Delaney is very proud of the fact that she whittled herself down to a size 2, and she should be - she worked hard and she looks great - for her. I personally think I would look ridiculous as a size 2, not to mention I love having some curve to me anyway (as does my husband!). I would be devastated if I lost my boobs! The one happy point of gaining weight in life is hey, boobs got bigger, sweet! Once I star to see myself as looking a little too much like "People of Walmart" then I tone back on the happy - size portions.

Now Delaney doesn't say you HAVE to be a size 2 to look amazing, she means for you to take what she's learned and customize it to your life. And she DOES  offer some good pointers! She offers some web sites to refer to -- places to find support and tips on how to get started with your transformation. I think my favorite of the ones mentioned in the book is the National Weight Loss Control Registry, a forum for those who have lost 30 pounds or more and have kept it over for over a year.
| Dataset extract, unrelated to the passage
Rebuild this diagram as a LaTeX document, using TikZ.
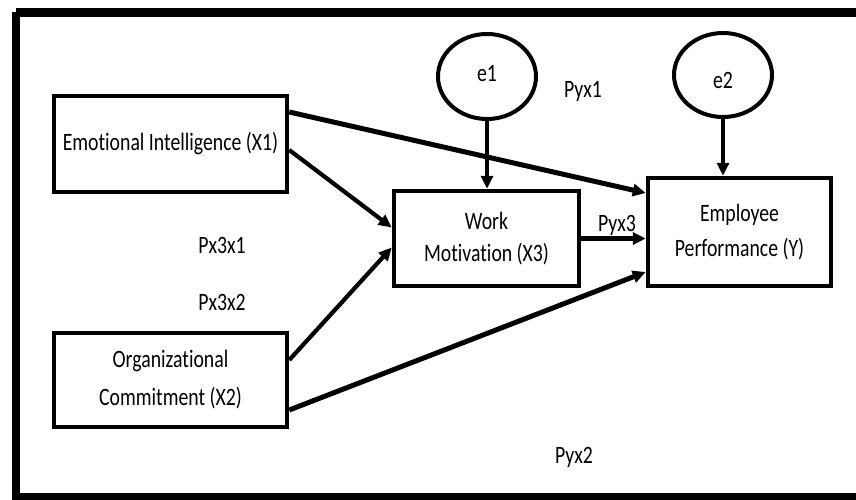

At the Registry, these people share their stories, tips and tricks and support for those working their way to that poing. Pretty motivational stuff! You can also go on webmd.com, where they have forums set up in groups divided by how many pounds you want to lose (ie. 10-15 lb group, 25-50 lb group, etc). Delaney also mentions the difference between low density and high density foods, which I found particularly helpful.


It was the stuff in between these helpful pointers that made me scratch my head - first it started with what seemed like Delaney trying too hard to write that "quirky and funny" type self-help book. Then there were (what seemed like to me anyway) the somewhat bizarre anecdotes she shares in an attempt, I'm guessing, to make herself relatable:

~ talking about how in 1978 she went into Taco Bell and ordered not one but TWO items off the menu, to which I thought "yeah... so? I've walked out with a BAG of menu items from there before after a night of binge drinking" (this was back in the day ... I'm a respectable married lady now lol ;-) )

~ she exercises to R & B? Like Teddy Pendergrass / Marvin Gaye kind of R & B? Alicia Keys? I guess whatever works... just doesn't seem like it would keep you amped enough

~ she keeps herself from gorging on chips in Mexican restaurants by only eating the ones that are folded over .. that part I didn't have a problem with, it was the other part - she says she has no problem fingering all the chips to FIND the folded chips and if that's a problem with whoever she's eating with, they don't have to eat with her again... C'mon! SERIOUSLY?! Nobody wants to eat with that person at the table who flips through all the bread pieces before picking one or licking serving spoons and putting them back into communal dishes (I've been to dinner parties where this is done btw) - you can't honestly think the problem is the other person - it's a matter of hygiene!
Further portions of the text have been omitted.